Scientists have made substantial progress in understanding the evolution of sleep across the Tree of Life, including in primates. Remarkably, the specifics of sleep along the human lineage have been slow to emerge, which is surprising given our unique mental and behavioral capacity, and the importance of sleep for cognitive performance and health. Based on new phylogenetic analyses to investigate evolution along a single branch, I identify several unique features of human sleep, and discuss their relevance to the concept of “normal” sleep and sleep disorders.

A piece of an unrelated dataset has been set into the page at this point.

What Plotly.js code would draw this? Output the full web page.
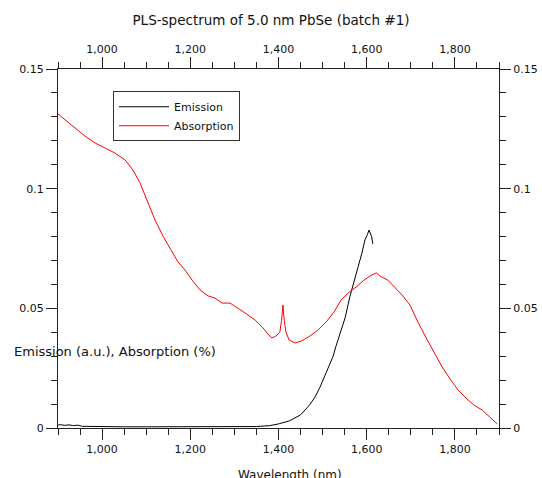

Charles Nunn is an evolutionary anthropologist with interests in evolutionary approaches to understand and improve human health. He and his research group investigate the ecology and evolution of infectious disease, drivers of variation in sleep, and the links between ecology, evolution and global health. Charlie addresses these questions using phylogenetic methods, mathematical modeling, and through fieldwork in Madagascar, Kenya and other locations. He is the author of Infectious Diseases of Primates: Behavior, Ecology and Evolution and The Comparative Approach in Evolutionary Anthropology and Biology. Charlie received his undergraduate degree from Dartmouth College in 1991 and his Ph.D. from Duke University in 1999. He has held positions at Harvard University, University of California Berkeley and Davis, the Max Planck Institute, and University of Virginia. Currently, he is a Professor of Evolutionary Anthropology and Global Health at Duke.